I’ve written several drafts in the past month, none of which will see the light of day. They were not productive, very negative and had no purpose other than to air my grievances, sort out my thoughts and just stomp my feet and cry. They were not meant to be productive, they were meant to be therapy.
I am happy to say this one will become public, as public as my little voice in the void can be. Why does that make me happy? Because I think I’ve turned a corner. I’m feeling better and I feel like I’m being restored.
A large part of this change comes from the one on ones. I’m not nervous when I’m in front of students being asked questions. I got over that years ago. However I’ve been getting some hard core questions that are challenging me as an instructor and as a martial artist. I’m learning that my knowledge is deeper than I thought and I am developing the vocabulary that has always eluded me in the past. Those things make me feel good about myself and motivate me to do better than the day before.

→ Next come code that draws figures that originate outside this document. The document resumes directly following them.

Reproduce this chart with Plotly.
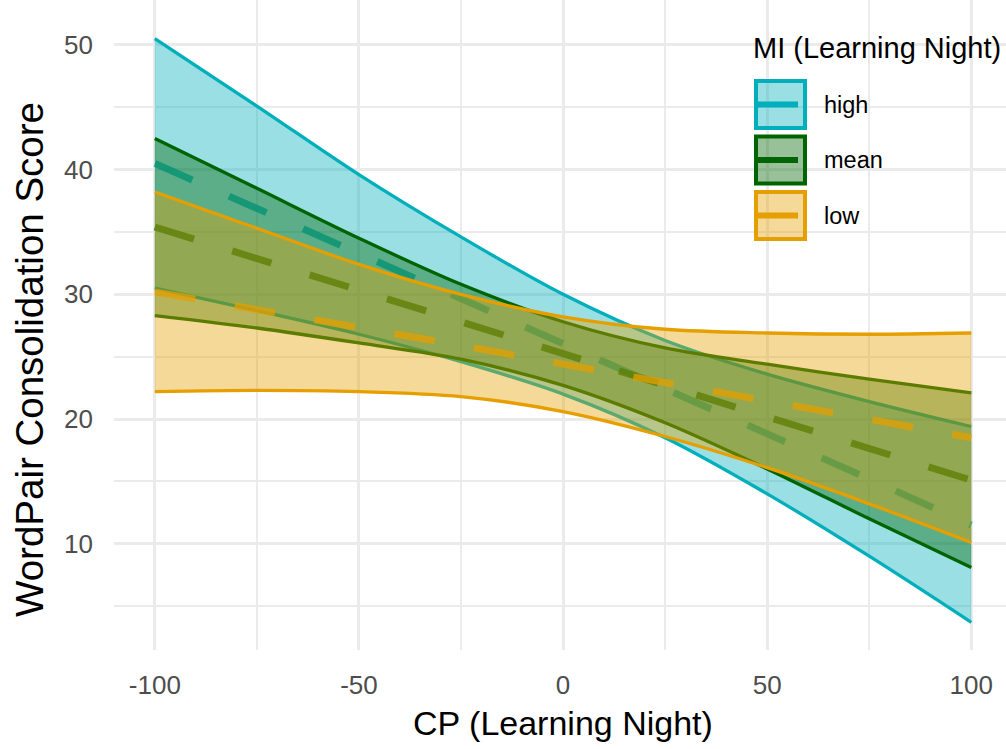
import plotly.graph_objects as go

# ---------------- data ----------------
cp = [-100, -75, -50, -25, 0, 25, 50, 75, 100]

high_fit   = [40.5, 36.9, 33.2, 29.6, 26.0, 22.4, 18.8, 15.2, 11.5]
high_upper = [50.5, 45.1, 39.6, 34.6, 30.0, 26.3, 23.6, 21.4, 19.4]
high_lower = [30.5, 28.7, 26.8, 24.6, 22.0, 18.5, 14.0, 9.0, 3.7]

mean_fit   = [35.4, 32.9, 30.3, 27.8, 25.25, 22.7, 20.2, 17.6, 15.1]
mean_upper = [42.5, 38.5, 34.5, 30.8, 27.8, 25.7, 24.4, 23.2, 22.1]
mean_lower = [28.3, 27.3, 26.1, 24.8, 22.7, 19.7, 16.0, 12.0, 8.1]

low_fit   = [30.2, 28.8, 27.3, 25.9, 24.4, 22.9, 21.5, 20.0, 18.5]
low_upper = [38.2, 35.3, 32.4, 30.0, 28.2, 27.2, 26.9, 26.8, 26.9]
low_lower = [22.2, 22.3, 22.2, 21.8, 20.6, 18.6, 16.1, 13.2, 10.1]

group_names = ["high", "mean", "low"]
x_tickvals = [-100, -50, 0, 50, 100]
x_ticktext = ["-100", "-50", "0", "50", "100"]
y_tickvals = [10, 20, 30, 40, 50]
y_ticktext = ["10", "20", "30", "40", "50"]

# ---------------- styling ----------------
colors = {"high": (0, 175, 187), "mean": (0, 100, 0), "low": (230, 159, 0)}


def rgba(c, a):
    return f"rgba({c[0]},{c[1]},{c[2]},{a})"


series = {
    "high": (high_lower, high_upper, high_fit),
    "mean": (mean_lower, mean_upper, mean_fit),
    "low": (low_lower, low_upper, low_fit),
}

W, H = 1006, 749
ML, MR, MT, MB = 114, 0, 0, 99
PW, PH = W - ML - MR, H - MT - MB
FONT = "Liberation Sans, Arial"

fig = go.Figure()
for g in group_names:
    lo, up, fit = series[g]
    c = colors[g]
    fig.add_trace(go.Scatter(
        x=cp, y=lo, mode="lines", showlegend=False, hoverinfo="skip",
        line=dict(color=rgba(c, 1), width=3.3, shape="spline", smoothing=0.9)))
    fig.add_trace(go.Scatter(
        x=cp, y=up, mode="lines", showlegend=False, hoverinfo="skip",
        fill="tonexty", fillcolor=rgba(c, 0.4),
        line=dict(color=rgba(c, 1), width=3.3, shape="spline", smoothing=0.9)))
    fig.add_trace(go.Scatter(
        x=cp, y=fit, mode="lines", showlegend=False, name=g,
        line=dict(color=rgba(c, 0.75), width=7, dash="41px,40px")))


def pxx(px):
    return (px - ML) / PW


def pxy(py):
    return (H - MB - py) / PH


shapes = []
annotations = []
# custom legend (ggplot style keys)
key_left, key_right = 754, 807
for i, g in enumerate(group_names):
    c = colors[g]
    top = 79 + 55.5 * i
    bottom = top + 51
    shapes.append(dict(type="rect", xref="paper", yref="paper",
                       x0=pxx(key_left + 2), x1=pxx(key_right - 2),
                       y0=pxy(bottom - 2), y1=pxy(top + 2),
                       line=dict(color=rgba(c, 1), width=4),
                       fillcolor=rgba(c, 0.4), layer="above"))
    cy = (top + bottom) / 2
    shapes.append(dict(type="line", xref="paper", yref="paper",
                       x0=pxx(key_left + 2), x1=pxx(798), y0=pxy(cy), y1=pxy(cy),
                       line=dict(color=rgba(c, 1), width=6), layer="above"))
    annotations.append(dict(text=g, xref="paper", yref="paper", x=pxx(822), y=pxy(cy),
                            xanchor="left", yanchor="middle", showarrow=False,
                            font=dict(size=23.5, color="black", family=FONT)))

annotations.append(dict(text="MI (Learning Night)", xref="paper", yref="paper",
                        x=pxx(751), y=pxy(48), xanchor="left", yanchor="middle",
                        showarrow=False,
                        font=dict(size=29, color="black", family=FONT)))
annotations.append(dict(text="CP (Learning Night)", xref="paper", yref="paper",
                        x=pxx(563), y=pxy(723), xanchor="center", yanchor="middle",
                        showarrow=False,
                        font=dict(size=34, color="black", family=FONT)))
annotations.append(dict(text="WordPair Consolidation Score", xref="paper", yref="paper",
                        x=pxx(29), y=pxy(360), xanchor="center", yanchor="middle",
                        textangle=-90, showarrow=False,
                        font=dict(size=38.5, color="black", family=FONT)))

grid_major = "#EBEBEB"
fig.update_layout(
    width=W, height=H,
    margin=dict(l=ML, r=MR, t=MT, b=MB, pad=0),
    paper_bgcolor="white", plot_bgcolor="white",
    showlegend=False,
    shapes=shapes, annotations=annotations,
    font=dict(family=FONT, color="#4D4D4D"),
    xaxis=dict(range=[-110, 108.5], tickvals=x_tickvals, ticktext=x_ticktext,
               showgrid=True, gridcolor=grid_major, gridwidth=3, zeroline=False,
               showline=False, ticks="", ticklabelstandoff=17,
               tickfont=dict(size=26, color="#4D4D4D"),
               minor=dict(tickvals=[-75, -25, 25, 75], showgrid=True,
                          gridcolor=grid_major, gridwidth=2)),
    yaxis=dict(range=[1.48, 53.6], tickvals=y_tickvals, ticktext=y_ticktext,
               showgrid=True, gridcolor=grid_major, gridwidth=3, zeroline=False,
               showline=False, ticks="", ticklabelstandoff=20,
               tickfont=dict(size=26, color="#4D4D4D"),
               minor=dict(tickvals=[5, 15, 25, 35, 45], showgrid=True,
                          gridcolor=grid_major, gridwidth=2)),
)

fig.write_html("out.html")
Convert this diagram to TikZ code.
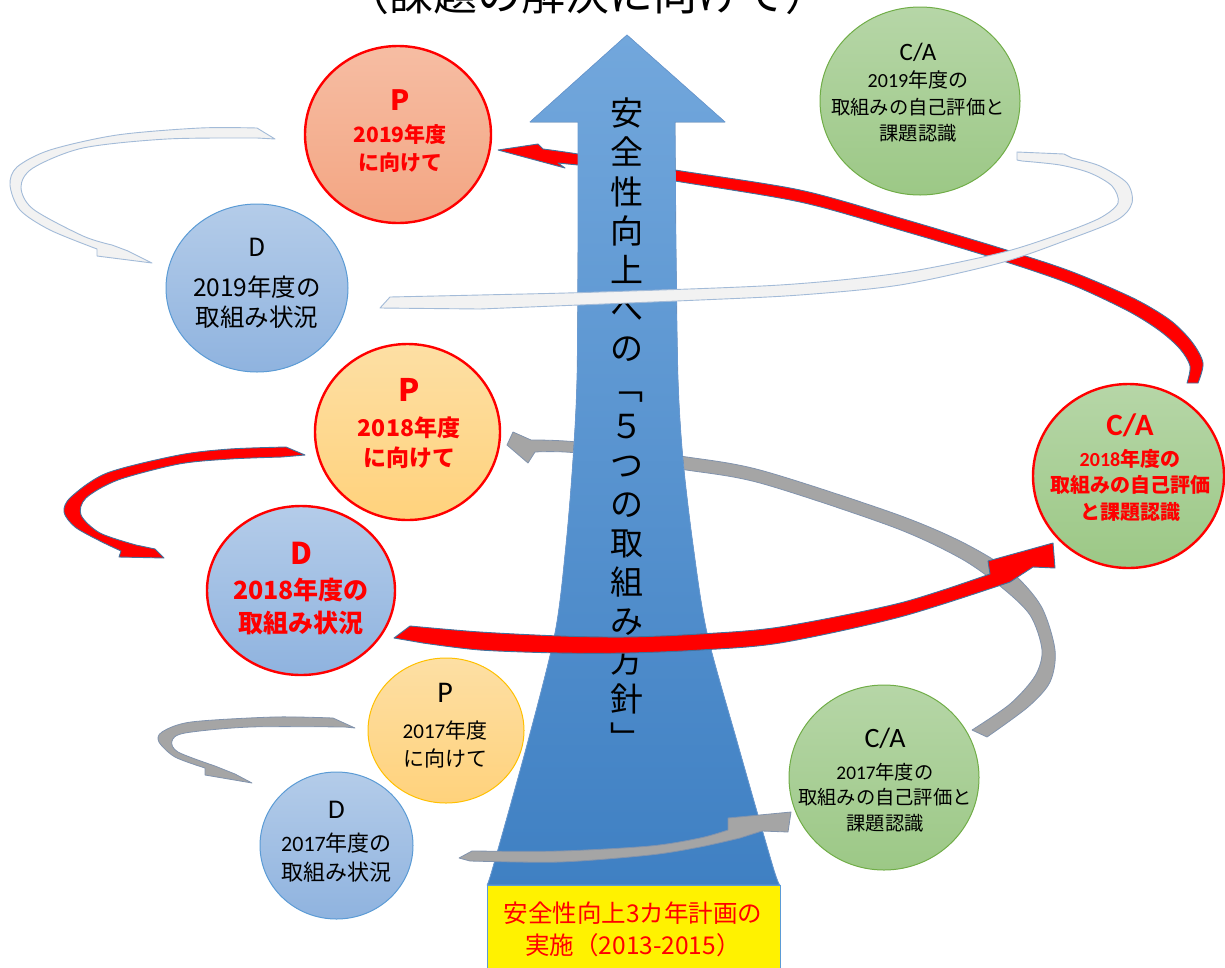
\documentclass[tikz,border=0pt]{standalone}
\usepackage{fontspec}
\setmainfont{Noto Sans CJK JP}
\newfontfamily\calib{Carlito}
\usetikzlibrary{shapes.geometric}
\definecolor{myred}{HTML}{FF0000}
\definecolor{ribedge}{HTML}{41719C}
\definecolor{grayfill}{HTML}{A5A5A5}
\definecolor{grayedge}{HTML}{8193AD}
\definecolor{lightfill}{HTML}{F2F2F2}
\definecolor{lightedge}{HTML}{A3BBD8}
\definecolor{bluetop}{HTML}{72A7DC}
\definecolor{bluebot}{HTML}{3F80C3}
\definecolor{blueedge}{HTML}{6A9BD3}
\definecolor{salmontop}{HTML}{F6BDA3}
\definecolor{salmonbot}{HTML}{F3A582}
\definecolor{dtop}{HTML}{B4CCE9}
\definecolor{dbot}{HTML}{8FB3DF}
\definecolor{dedge}{HTML}{5B9BD5}
\definecolor{ytop}{HTML}{FDDFA4}
\definecolor{ybot}{HTML}{FFD27C}
\definecolor{yedge}{HTML}{FFC000}
\definecolor{gtop}{HTML}{B6D6A7}
\definecolor{gbot}{HTML}{9CC886}
\definecolor{gedge}{HTML}{70AD47}
\begin{document}
\begin{tikzpicture}[x=1pt,y=-1pt,
  oval/.style={ellipse, inner sep=0pt},
  redring/.style={draw=myred, line width=2.4pt},
  pfill/.style={top color=ytop, bottom color=ybot},
  dfill/.style={top color=dtop, bottom color=dbot},
  gfill/.style={top color=gtop, bottom color=gbot},
  lbl/.style={inner sep=0pt, align=center},
  redtxt/.style={lbl, text=myred, font=\bfseries\fontsize{#1}{#1}\selectfont},
  blktxt/.style={lbl, text=black, font=\fontsize{#1}{#1}\selectfont},
  redrib/.style={fill=myred, draw=ribedge, line width=0.9pt, line join=round},
  grayrib/.style={fill=grayfill, draw=grayedge, line width=0.8pt, line join=round},
  lightrib/.style={fill=lightfill, draw=lightedge, line width=0.9pt, line join=round},
]
\useasboundingbox (0,0) rectangle (1225,967);

% title (cropped at the top)
\node[lbl, anchor=base, font=\fontsize{44}{44}\selectfont] (title) at (587,10) {（課題の解決に向けて）};

% ---- back ribbons (behind the big arrow)
\filldraw[redrib] (1187,383) -- (1198,383) -- plot[smooth] coordinates {(1198,383) (1203,363) (1192,342) (1170,320) (1133,298) (1070,271) (1000,248) (900,218) (800,190) (675,170) (578,154) (543,149)} -- (538,144) -- (498,150) -- (565,168) -- (558,163) -- plot[smooth] coordinates {(578,165) (675,181) (800,202) (900,230) (1000,260) (1070,284) (1128,311) (1160,331) (1180,349) (1190,366) (1187,383)} -- cycle;

\filldraw[grayrib] (507,445) -- (513,432) -- (531,440) -- plot[smooth] coordinates {(531,440) (577,442) (680,456) (760,470) (893,513) (960,541) (1010,571) (1041,606) (1055,650) (1050,682) (1028,707) (987,737)} -- (972,730) -- plot[smooth] coordinates {(972,730) (1010,704) (1035,676) (1042,650) (1030,615) (1000,586) (960,558) (893,527) (760,483) (680,469) (577,453) (535,452)} -- (528,463) -- cycle;

% ---- big arrow
\filldraw[top color=bluetop, bottom color=bluebot, draw=blueedge, line width=0.8pt, line join=round] (627,35) -- (725,122) -- (675,122) -- plot[smooth] coordinates {(675,122) (676,250) (678,380) (683,460) (693,545) (707,633) (738,745) (773,867) (780,885)} -- (487,885) -- plot[smooth] coordinates {(487,885) (493,867) (527,745) (555,633) (566,545) (573,460) (577,380) (578,250) (578,122)} -- (530,122) -- cycle;
\node[lbl, font=\fontsize{33}{39.06}\selectfont] (vtext) at (627,424.5) {安\\全\\性\\向\\上\\へ\\の\\﹁\\５\\つ\\の\\取\\組\\み\\方\\針\\﹂};

\node[draw=dedge, line width=0.8pt, fill=yellow, minimum width=293, minimum height=100, anchor=north west, inner sep=0pt] (plan) at (487,885) {};
\node[lbl, text=myred, font=\fontsize{24.5}{24.5}\selectfont] (plan1) at (633,913) {安全性向上3カ年計画の};
\node[lbl, text=myred, font=\fontsize{24.5}{24.5}\selectfont] (plan2) at (633,945) {実施（2013-2015）};

% ---- left loops
\filldraw[lightrib] (275,139) -- (257,128) -- plot[smooth] coordinates {(257,128) (200,128) (117,135) (50,150) (17,167) (10,185) (20,210) (50,230) (97,249)} -- (97,256) -- (152,263) -- (128,251) -- plot[smooth] coordinates {(112,245) (83,236) (33,209) (21,187) (33,168) (83,148) (167,139) (257,138)} -- cycle;

\filldraw[redrib] (305,455) -- (286,447) -- plot[smooth] coordinates {(286,447) (230,449) (179,455) (107,473) (71,497) (64,512) (75,527) (100,541) (121,551)} -- (119,557) -- (164,558) -- (155,549) -- plot[smooth] coordinates {(136,545) (100,533) (81,515) (86,498) (118,480) (179,464) (230,459) (282,457)} -- cycle;

\filldraw[grayrib] (355,728) -- (333,718) -- plot[smooth] coordinates {(333,718) (274,717) (191,722) (162,732) (159,742) (175,757) (205,768)} -- (205,775) -- (252,783) -- (235,774) -- plot[smooth] coordinates {(215,766) (178,752) (172,741) (185,733) (250,727) (345,727)} -- cycle;

% ---- front ribbons
\filldraw[lightrib] (380,308) -- (390,297) -- plot[smooth] coordinates {(390,297) (480,295) (600,292) (780,285) (900,273) (1000,253) (1060,234) (1100,218) (1118,203) (1112,186) (1090,173) (1060,165) (1022,161)} -- (1017,160) -- (1017,152) -- (1064,154) -- (1072,158) -- plot[smooth] coordinates {(1072,158) (1100,166) (1127,183) (1132,203) (1117,220) (1067,240) (1000,263) (900,285) (800,295) (700,300) (480,309)} -- cycle;

\filldraw[redrib] (394,638) -- plot[smooth] coordinates {(410,626) (480,632) (560,636) (627,637) (700,634) (780,627) (900,603) (990,574)} -- (988,561) -- (1053,543) -- (1055,568) -- (1033,567) -- plot[smooth] coordinates {(1010,582) (900,617) (780,643) (700,650) (627,653) (560,653) (480,650) (423,643)} -- cycle;

\filldraw[grayrib] (459,858) -- plot[smooth] coordinates {(472,851) (560,851) (650,846) (700,838) (728,830)} -- (728,818) -- (791,812) -- (788,832) -- (762,831) -- plot[smooth] coordinates {(740,838) (700,847) (650,855) (560,862) (470,861)} -- cycle;

% ---- circles
\node[oval, redring, top color=salmontop, bottom color=salmonbot, minimum width=186, minimum height=177] (p19) at (398,134.5) {};
\node[redtxt=28] (p19a) at (400,100) {P};
\node[redtxt=21] (p19b) at (400,135) {2019年度};
\node[redtxt=21] (p19c) at (400,163) {に向けて};

\node[oval, draw=dedge, line width=1pt, dfill, minimum width=182, minimum height=168] (d19) at (257,288) {};
\node[blktxt=25] (d19a) at (257,247) {D};
\node[blktxt=24.5] (d19b) at (257,287) {2019年度の};
\node[blktxt=24.5] (d19c) at (257,317) {取組み状況};

\node[oval, redring, pfill, minimum width=185, minimum height=176] (p18) at (407.5,432) {};
\node[redtxt=31] (p18a) at (409,390) {P};
\node[redtxt=23] (p18b) at (409,428) {2018年度};
\node[redtxt=23] (p18c) at (409,458) {に向けて};

\node[oval, redring, dfill, minimum width=188, minimum height=169] (d18) at (301,590.5) {};
\node[redtxt=30] (d18a) at (301,553) {D};
\node[redtxt=25] (d18b) at (301,590) {2018年度の};
\node[redtxt=25] (d18c) at (301,623) {取組み状況};

\node[oval, draw=yedge, line width=1pt, pfill, minimum width=156, minimum height=145] (p17) at (446,730.5) {};
\node[blktxt=30] (p17a) at (445,693) {\calib P};
\node[blktxt=21] (p17b) at (445,730) {{\calib 2017}年度};
\node[blktxt=21] (p17c) at (445,758) {に向けて};

\node[oval, draw=dedge, line width=1pt, dfill, minimum width=153, minimum height=147] (d17) at (336.5,845.5) {};
\node[blktxt=27] (d17a) at (336.5,810) {\calib D};
\node[blktxt=22] (d17b) at (336.5,843) {{\calib 2017}年度の};
\node[blktxt=22] (d17c) at (336.5,872) {取組み状況};

\node[oval, draw=gedge, line width=1pt, gfill, minimum width=200, minimum height=188] (ca19) at (920,101) {};
\node[blktxt=25] (ca19a) at (918,52) {\calib C/A};
\node[blktxt=20] (ca19b) at (918,80) {{\calib 2019}年度の};
\node[blktxt=19.3] (ca19c) at (918,107) {取組みの自己評価と};
\node[blktxt=19.3] (ca19d) at (918,133) {課題認識};

\node[oval, redring, gfill, minimum width=191, minimum height=184] (ca18) at (1128.5,476) {};
\node[redtxt=31] (ca18a) at (1130,425) {\calib C/A};
\node[redtxt=20] (ca18b) at (1130,459) {{\calib 2018}年度の};
\node[redtxt=20] (ca18c) at (1130,485) {取組みの自己評価};
\node[redtxt=20] (ca18d) at (1130,512) {と課題認識};

\node[oval, draw=gedge, line width=1pt, gfill, minimum width=190, minimum height=185] (ca17) at (884,777.5) {};
\node[blktxt=28] (ca17a) at (885,738) {\calib C/A};
\node[blktxt=19.3] (ca17b) at (885,772) {{\calib 2017}年度の};
\node[blktxt=19.3] (ca17c) at (885,797) {取組みの自己評価と};
\node[blktxt=19.3] (ca17d) at (885,823) {課題認識};
\end{tikzpicture}
\end{document}
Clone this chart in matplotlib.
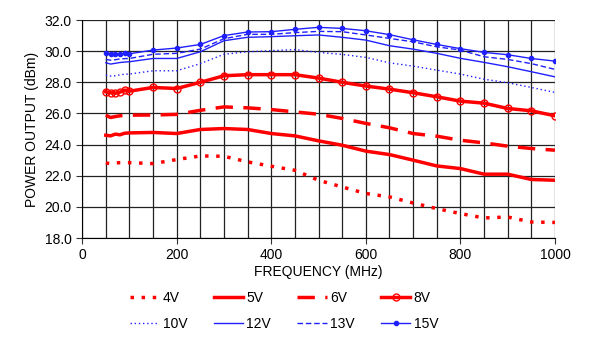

The slump I was in, and if I’m honest am still in, has nothing to do with Kung Fu or my training. However, once again, Kung Fu has been a large part of the answer. When I doubt myself or my self worth, Kung Fu reminds me that I am and should be confident. Why? Because I’ve earned it. Time and time again Sifu Brinker’s words prove correct; Kung Fu is an investment that gives back a thousand fold what you put in.
In this moment, instead of feeling helpless I’m feeling gratitude.